Por eso, estoy completamente de acuerdo con la Palabra de hoy en Sofonías 3:5:
“El injusto no conoce la vergüenza.”
Aunque deberíamos sentir vergüenza, los injustos —es decir, nosotros, los cristianos— no la sentimos. Esta palabra se aplica directamente a nosotros.
Somos quienes no escuchamos los mandamientos de Dios, ni aceptamos Su enseñanza, ni confiamos en Él (3:2). Somos tercos en nuestra desobediencia. No nos acercamos a Dios (3:2), más bien lo traicionamos y no lo seguimos (1:6).
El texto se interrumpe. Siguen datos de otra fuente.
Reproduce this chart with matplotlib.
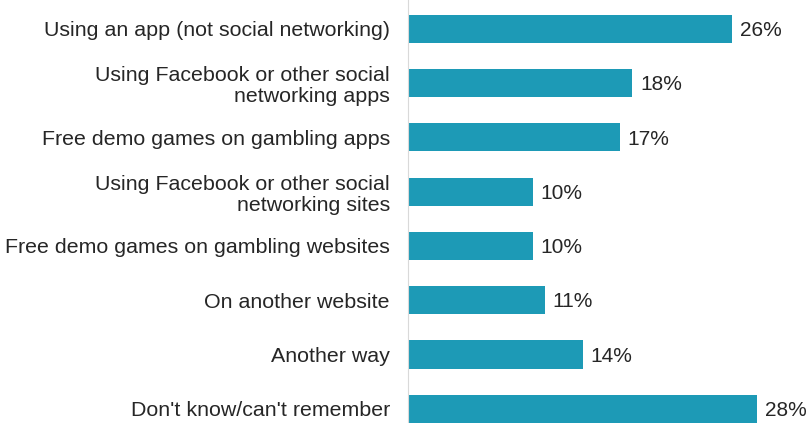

Estamos siguiendo a nuestros propios “Baal” (ídolos) (3:4). Así como los jueces aceptaban sobornos sin vergüenza y sentían satisfacción cuanto más recibían (3:3), nosotros también hemos convertido el dinero en nuestro ídolo, buscando saciar nuestra codicia a través de él.
Un pecado aún más grave es que, así como los profetas de Israel fueron imprudentes y traicioneros, nuestros líderes en la iglesia no están siendo veraces. Tal como los sacerdotes de Israel contaminaron el santuario y quebrantaron la Ley, los líderes de nuestras iglesias no están guardando la santidad del templo, sino que, con mentiras, lo están contaminando aún más. Estamos contaminando todas nuestras acciones (v. 8). Y aun así, no conocemos la vergüenza.
¿Qué debemos hacer?
Hoy, durante la oración del alba, repetí en silencio el primer verso y el coro del himno 337:
“Dulce Salvador, oye mi voz, cuando me llames, oh pecador;
¡Jesús, Jesús, oye mi voz, cuando me llames, oh pecador!”
Esa fue mi oración: “Señor, hazme un cristiano que conozca la vergüenza.”
Quiero sentir vergüenza cuando el Dios Santo expone mi pecado. Quiero ser un cristiano que sabe avergonzarse ante Dios y ante los hombres. Y en medio de ese deseo, con mi vergüenza a cuestas, volví mis ojos a Jesús, quien soportó una muerte vergonzosa en la cruz. Él murió en el madero de la vergüenza, sin tener en cuenta lo vergonzoso que era aquel castigo (Hebreos 12:2). Fue despojado de sus ropas, clavado en un árbol de maldición y murió expuesto. Al mirar a este Jesús, recibí con fe la palabra de Sofonías 3:11:
“En aquel día no te avergonzarás más por ninguna de tus acciones con que te rebelaste contra mí…”
Queridos hermanos y hermanas que meditan en la Palabra: dejemos de esconder nuestra vergüenza. No sigamos cubriéndola aún delante del Dios Santo. Miremos con fe la cruz de la vergüenza que llevó Jesús, y confesemos y arrepintámonos de nuestra vergüenza delante de Dios.
Entonces, Dios cubrirá nuestra vergüenza con la sangre preciosa de Jesucristo, quien derramó su vida en el árbol de la vergüenza.
Que esta gracia sea con todos nosotros.